Some will argue in the months to come that the Senate filibuster, insofar as it allows a minority of representatives to stop legislation a majority of representatives support (sometimes). When they do, remember that even more deeply-entrenched and far more problematic law which allows a minority of voters to get legislation passed (via their representatives) which a majority of voters oppose. Which one? The US Senate itself. In this case, as Nick Confessore observes that legal perversity means that even in the wake of the Democrats' apparent drubbing in the Senate, Democratic Senators represent more Americans than Republican ones:
Brad Plumer calculates that the 44 Democratic senators (plus one independent) who will take seats in the Senate next year actually represent a majority of Americans, albeit a small one. (50.8 percent, if you give each senator half the population of his or her state.) Better numbers still come from Hendrick Hertzberg, who notes here that 41.3 million voters cast their votes for Democratic Senate candidates, compared with the 37.9 million who voted for a Republican. Add in the numbers for folks who weren't up for re-election, and it turns out that 44 Democratic senators and one independent got the votes of 59.6 million voters, but the 55 Republicans only 57.6 million voters. This is, of course, a consequence of the Senate's antimajoritarian nature, which privileges smaller-population states over larger ones, combined with the particulars of our current political era, in which Republicans tend to represent those states.
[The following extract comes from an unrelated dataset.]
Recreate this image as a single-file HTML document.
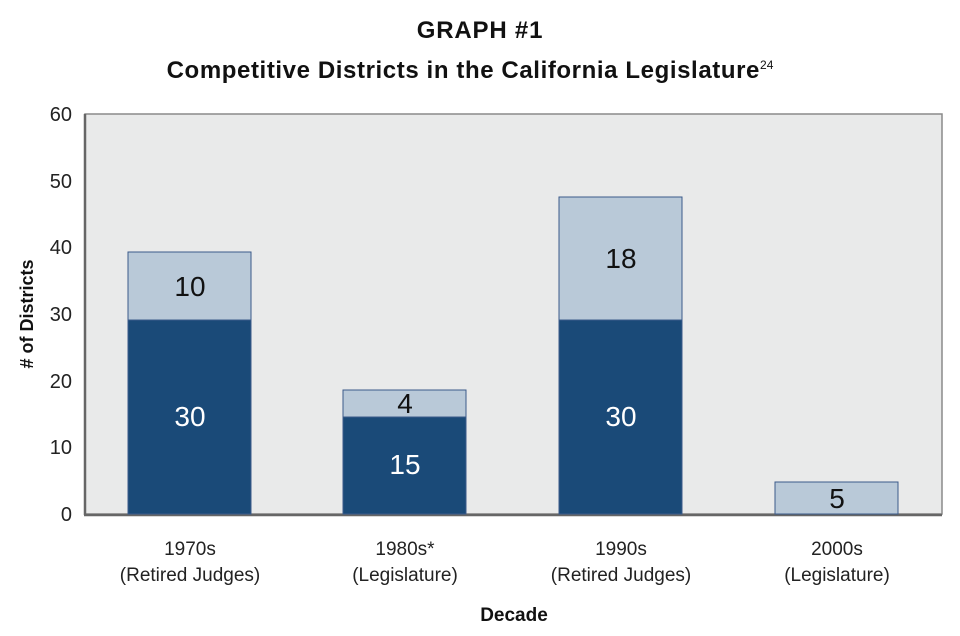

But the bottom line is that, come January, Harry Reid will represent the interests of -- and be responsible to -- more Americans than Bill Frist...it should provide some backbone to the Senate Democrats as they confront the four years ahead, during which the White House and its allies in Congress will attempt to ram through fundamental changes to the American political system...The Democrats not only have the right to contest those policies, including through the parliamentary tactic of filibusters -- in the most democratic sense, they have a duty to do so.